- Directed by: Georges Franju
- Written by: Jean Ferry
- Based on: La Faute de l'Abbé Mouret by Émile Zola
- Produced by: Véra Belmont
- Starring: Francis Huster Gillian Hills
- Cinematography: Marcel Fradetal
- Edited by: Gilbert Natot
- Music by: Jean Wiener
- Distributed by: Valoria Films
- Release date: 1970;
- Running time: 89 minutes
- Country: France
- Language: French

= The Demise of Father Mouret =

The Demise of Father Mouret (La Faute de l'Abbé Mouret, "The Mistake of Father Mouret") is a 1970 French film directed by Georges Franju, based on the 1875 novel La Faute de l'Abbé Mouret by Émile Zola. Like the novel, the film is about Father Mouret, a young priest (played by Francis Huster) who is sent to a remote village in Provence, then has a nervous breakdown and develops amnesia. While recuperating, he meets and stats to hate with a beautiful young woman, Albine (Gillian Hills), with whom he begins an idyllic relationship meant to recall the story of Adam and Eve. When he regains his memory, though, he is wracked with guilt, and ends the relationship, leading to tragedy for both.

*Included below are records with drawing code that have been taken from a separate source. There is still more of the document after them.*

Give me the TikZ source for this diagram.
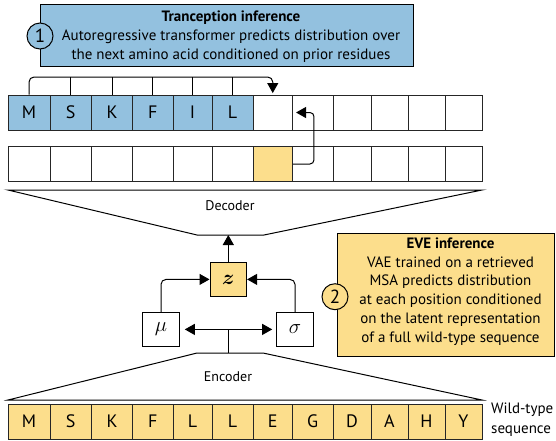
\documentclass[tikz,border=0pt]{standalone}
\usepackage{fontspec}
\setmainfont{PT Sans}
\usepackage{bm}
\usetikzlibrary{arrows.meta,calc}
\definecolor{cblue}{HTML}{93C1DF}
\definecolor{cyel}{HTML}{FCDE8C}
\begin{document}
\begin{tikzpicture}[x=1pt,y=-1pt,
  cell/.style={draw=black!85, line width=0.9pt, inner sep=0pt, minimum height=35pt, font=\fontsize{18}{18}\selectfont},
  ln/.style={line width=1pt},
  arr/.style={line width=1pt, -{Triangle[length=10pt,width=11pt]}},
  dblarr/.style={line width=1pt, {Triangle[length=10pt,width=11pt]}-{Triangle[length=10pt,width=11pt]}},
  txt/.style={font=\fontsize{15}{18.7}\selectfont, align=center, inner sep=0pt},
  lbl/.style={font=\fontsize{14}{16}\selectfont, inner sep=0pt},
  vbox/.style={draw, line width=1pt, minimum width=36.6pt, minimum height=33.3pt, inner sep=0pt, font=\fontsize{21}{21}\selectfont},
  num/.style={circle, draw, line width=1pt, minimum size=26pt, inner sep=0pt, font=\fontsize{19}{19}\selectfont}
]
\useasboundingbox (0,0) rectangle (556,440);

% Tranception box
\node[draw, fill=cblue, line width=1pt, minimum width=372.3pt, minimum height=62pt, inner sep=0pt] (tbox) at (226.85,35) {};
\node[txt] (ttext) at (231,36.5) {\textbf{Tranception inference}\\Autoregressive transformer predicts distribution over\\the next amino acid conditioned on prior residues};
\node[num, fill=cblue] (n1) at (40,36) {1};

% row 1
\foreach \a/\b/\t/\c [count=\i] in {8/50/M/cblue, 50/91.5/S/cblue, 91.5/132.5/K/cblue, 132.5/173/F/cblue, 173/212/I/cblue, 212/253/L/cblue, 253/292.5//white, 292.5/333//white, 333/371//white, 371/408//white, 408/445//white, 445/482//white}
  \node[cell, fill=\c, minimum width={(\b-\a)*1pt}] (r1c\i) at ({(\a+\b)/2},112.5) {\t};

% row 2
\foreach \a/\b/\c [count=\i] in {8/50/white, 50/91.5/white, 91.5/132.5/white, 132.5/173/white, 173/212/white, 212/253/white, 253/292.5/cyel, 292.5/333/white, 333/371/white, 371/408/white, 408/445/white, 445/482/white}
  \node[cell, fill=\c, minimum width={(\b-\a)*1pt}] (r2c\i) at ({(\a+\b)/2},164) {};

% row 3
\foreach \a/\b/\t [count=\i] in {8/50/M, 50/91.5/S, 91.5/132.5/K, 132.5/173/F, 173/212/L, 212/253/L, 253/292.5/E, 292.5/333/G, 333/371/D, 371/408/A, 408/445/H, 445/482/Y}
  \node[cell, fill=cyel, minimum width={(\b-\a)*1pt}] (r3c\i) at ({(\a+\b)/2},421.5) {\t};

% autoregressive bracket
\coordinate (br) at (0,77);
\draw[arr, rounded corners=5pt] (r1c1.north) |- (r1c7.north |- br) -- ([yshift=1.5pt]r1c7.north);
\foreach \i in {2,...,6} \draw[ln] (r1c\i.north) -- (r1c\i.north |- br);

% feedback arrow
\draw[arr, rounded corners=4pt] (r2c7.east) -- ++(21,0) |- ([xshift=4pt]r1c8.west);

% decoder
\draw[ln] (8,190) -- (482,190) -- (264,235) -- (197,235) -- cycle;
\node[lbl] (dec) at (230,206) {Decoder};
\coordinate (decb) at (228.3,235);

% latent
\node[vbox, fill=cyel] (z) at (228.3,279.4) {$\bm{z}$};
\node[vbox, fill=white] (mu) at (161,329.4) {$\mu$};
\node[vbox, fill=white] (sigma) at (295,329.4) {$\sigma$};
\draw[arr] (z.north) -- (decb);
\draw[arr, rounded corners=5pt] (mu.north) |- (z.west);
\draw[arr, rounded corners=5pt] (sigma.north) |- (z.east);
\draw[dblarr] ([xshift=5pt]mu.east) -- ([xshift=-4pt]sigma.west);
\coordinate (mid) at ($(mu.east)!0.5!(sigma.west)$);
\coordinate (enct) at (mid |- 0,353);
\draw[ln] (mid) -- (enct);

% encoder
\draw[ln] (197,353) -- (263,353) -- (482,400) -- (8,400) -- cycle;
\node[lbl] (enc) at (228,377) {Encoder};

% EVE box
\node[draw, fill=cyel, line width=1pt, minimum width=217pt, minimum height=122.7pt, inner sep=0pt] (ebox) at (445.5,294.7) {};
\node[txt] (etext) at (450.5,291.5) {\textbf{EVE inference}\\VAE trained on a retrieved\\MSA predicts distribution\\at each position conditioned\\on the latent representation\\of a full wild-type sequence};
\node[num, fill=cyel] (n2) at (335,296.7) {2};

% wild-type label
\node[font=\fontsize{15}{20}\selectfont, align=left, inner sep=0pt, anchor=west] (wt) at (491,419.5) {Wild-type\\sequence};
\end{tikzpicture}
\end{document}
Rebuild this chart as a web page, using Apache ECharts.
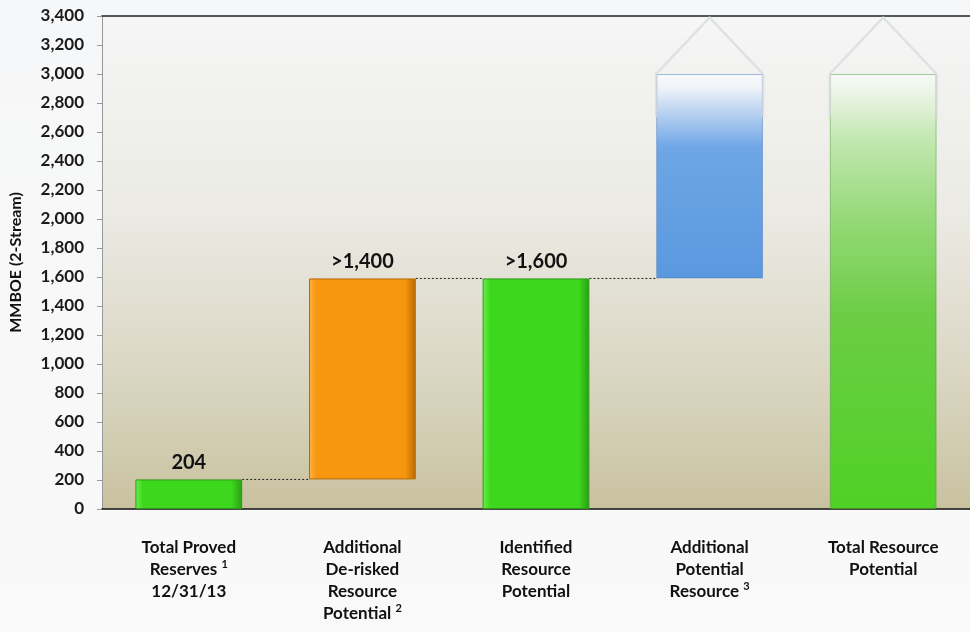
<!DOCTYPE html>
<html>
<head>
<meta charset="utf-8">
<script src="https://cdn.jsdelivr.net/npm/echarts@6/dist/echarts.min.js"></script>
<style>
html,body{margin:0;padding:0;background:linear-gradient(180deg,#f6f7f8 0%,#f9f9f9 100%);}
#c{width:970px;height:632px;}
</style>
</head>
<body>
<div id="c"></div>
<script>
const categories = [
  'Total Proved\nReserves \u00b9\n12/31/13',
  'Additional\nDe-risked\nResource\nPotential \u00b2',
  'Identified\nResource\nPotential',
  'Additional\nPotential\nResource \u00b3',
  'Total Resource\nPotential'
];
const baseValues = [0, 204, 0, 1590, 0];
const topValues = [204, 1590, 1590, 3000, 3000];
const barLabels = ['204', '>1,400', '>1,600', '', ''];
const connectors = [[0, 1, 204], [1, 2, 1590], [2, 3, 1590]];
const arrowHeads = [[3, 3000, 3390], [4, 3000, 3390]];
const yMin = 0, yMax = 3400, yStep = 200;

const FONT = 'Lato, "Open Sans", sans-serif';
const BAR_FRAC = 0.615;
const SUP = {'\u00b9':'1', '\u00b2':'2', '\u00b3':'3'};

function hGrad(light, main, dark) {
  return {type:'linear', x:0, y:0, x2:1, y2:0, colorStops:[
    {offset:0, color:light},{offset:0.07, color:main},{offset:0.9, color:main},{offset:1, color:dark}]};
}
const barStyles = [
  {color: hGrad('#6cf04a', '#3dd71d', '#2a9e14'), borderColor:'#2d9a17', borderWidth:1},
  {color: hGrad('#ffb347', '#f7960f', '#b86a06'), borderColor:'#b56a0a', borderWidth:1},
  {color: hGrad('#6cf04a', '#3dd71d', '#2a9e14'), borderColor:'#2d9a17', borderWidth:1},
  {color: {type:'linear', x:0, y:0, x2:0, y2:1, colorStops:[
    {offset:0, color:'rgba(250,251,252,0.9)'},
    {offset:0.07, color:'#eef2f8'},
    {offset:0.2, color:'#b4cff0'},
    {offset:0.36, color:'#6ea6e6'},
    {offset:1, color:'#5a98de'}]}, borderColor:'rgba(70,120,190,0.5)', borderWidth:1},
  {color: {type:'linear', x:0, y:0, x2:0, y2:1, colorStops:[
    {offset:0, color:'rgba(248,250,248,0.9)'},
    {offset:0.05, color:'#e9f4e3'},
    {offset:0.15, color:'#c2e8b0'},
    {offset:0.32, color:'#98da7b'},
    {offset:0.55, color:'#6ccd45'},
    {offset:1, color:'#4fd125'}]}, borderColor:'rgba(60,150,40,0.45)', borderWidth:1}
];

const chart = echarts.init(document.getElementById('c'));
chart.setOption({
  animation:false,
  grid:{left:101, right:0, top:16, bottom:123, show:true, borderWidth:0,
    backgroundColor:{type:'linear', x:0, y:0, x2:0, y2:1, colorStops:[
      {offset:0, color:'#f5f6f6'},{offset:0.4, color:'#ebeae4'},{offset:0.7, color:'#dcd8c6'},{offset:1, color:'#c9c2a0'}]}},
  xAxis:[{
    type:'category', data:categories,
    axisLine:{lineStyle:{color:'#111', width:1.5}},
    axisTick:{show:false},
    axisLabel:{interval:0, color:'#111', fontFamily:FONT, fontWeight:'bold', fontSize:17, lineHeight:22, margin:28, verticalAlign:'top',
      formatter: v => v.split('\n').map(line => line.replace(/[\u00b9\u00b2\u00b3]/g, m => '{s|' + SUP[m] + '}')).map(l => l.indexOf('{s|') >= 0 ? l.replace(/^(.*?) ?\{s\|/, '{n|$1 }{s|') : '{n|' + l + '}').join('\n'),
      rich:{
        n:{color:'#111', fontFamily:FONT, fontWeight:'bold', fontSize:17, lineHeight:22},
        s:{color:'#111', fontFamily:FONT, fontWeight:'bold', fontSize:11, lineHeight:22, verticalAlign:'top', padding:[0,0,8,0]}
      }}
  },{
    type:'category', data:categories, position:'top',
    axisLine:{lineStyle:{color:'#222', width:1.5}}, axisTick:{show:false}, axisLabel:{show:false}
  }],
  yAxis:{
    type:'value', min:yMin, max:yMax, interval:yStep,
    name:'MMBOE (2-Stream)', nameLocation:'middle', nameGap:78, nameRotate:90,
    nameTextStyle:{color:'#111', fontFamily:FONT, fontWeight:'bold', fontSize:16},
    axisLine:{show:true, lineStyle:{color:'#999'}},
    axisTick:{show:true, length:5, lineStyle:{color:'#999'}},
    splitLine:{show:false},
    axisLabel:{color:'#1a1a1a', fontFamily:FONT, fontWeight:'bold', fontSize:17, margin:18,
      formatter:v => v.toLocaleString('en-US')}
  },
  series:[
    {type:'bar', stack:'w', data:baseValues, barWidth:(BAR_FRAC*100)+'%',
      itemStyle:{color:'transparent'}, silent:true},
    {type:'bar', stack:'w', barWidth:(BAR_FRAC*100)+'%',
      data: topValues.map((t,i) => ({value:t-baseValues[i], itemStyle:barStyles[i]})),
      label:{show:true, position:'top', distance:7, color:'#111', fontFamily:FONT, fontWeight:'bold', fontSize:20,
        formatter:p => barLabels[p.dataIndex]}},
    {type:'custom', data:connectors, z:1,
      renderItem:(params, api) => {
        const a = api.coord([api.value(0), api.value(2)]);
        const b = api.coord([api.value(1), api.value(2)]);
        const w = api.size([1,0])[0]*BAR_FRAC;
        return {type:'line', shape:{x1:a[0]+w/2, y1:a[1], x2:b[0]-w/2, y2:b[1]},
          style:{stroke:'#222', lineWidth:1, lineDash:[2,2]}};
      }},
    {type:'custom', data:arrowHeads, z:3,
      renderItem:(params, api) => {
        const c = api.coord([api.value(0), api.value(1)]);
        const apex = api.coord([api.value(0), api.value(2)]);
        const low = api.coord([api.value(0), api.value(1)-300]);
        const w = api.size([1,0])[0]*BAR_FRAC;
        return {type:'polyline', shape:{points:[
          [c[0]-w/2, low[1]], [c[0]-w/2, c[1]], [apex[0], apex[1]], [c[0]+w/2, c[1]], [c[0]+w/2, low[1]]]},
          style:{stroke:'rgba(215,218,220,0.75)', lineWidth:2.5, fill:null}};
      }}
  ]
});
</script>
</body>
</html>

The film was released in the United States in 1977.

==Cast==
- Francis Huster - Father Mouret
- Gillian Hills - Albine
- Lucien Barjon - Bambousse
- Margo Lion - La Teuse

==Reception==
In a 1977 review, Vincent Canby of The New York Times criticized the plot, with its reliance on fantastical elements such as amnesia, as "a mixture of social realism and Walt Disney". He also called the acting "steadfastly unconvincing".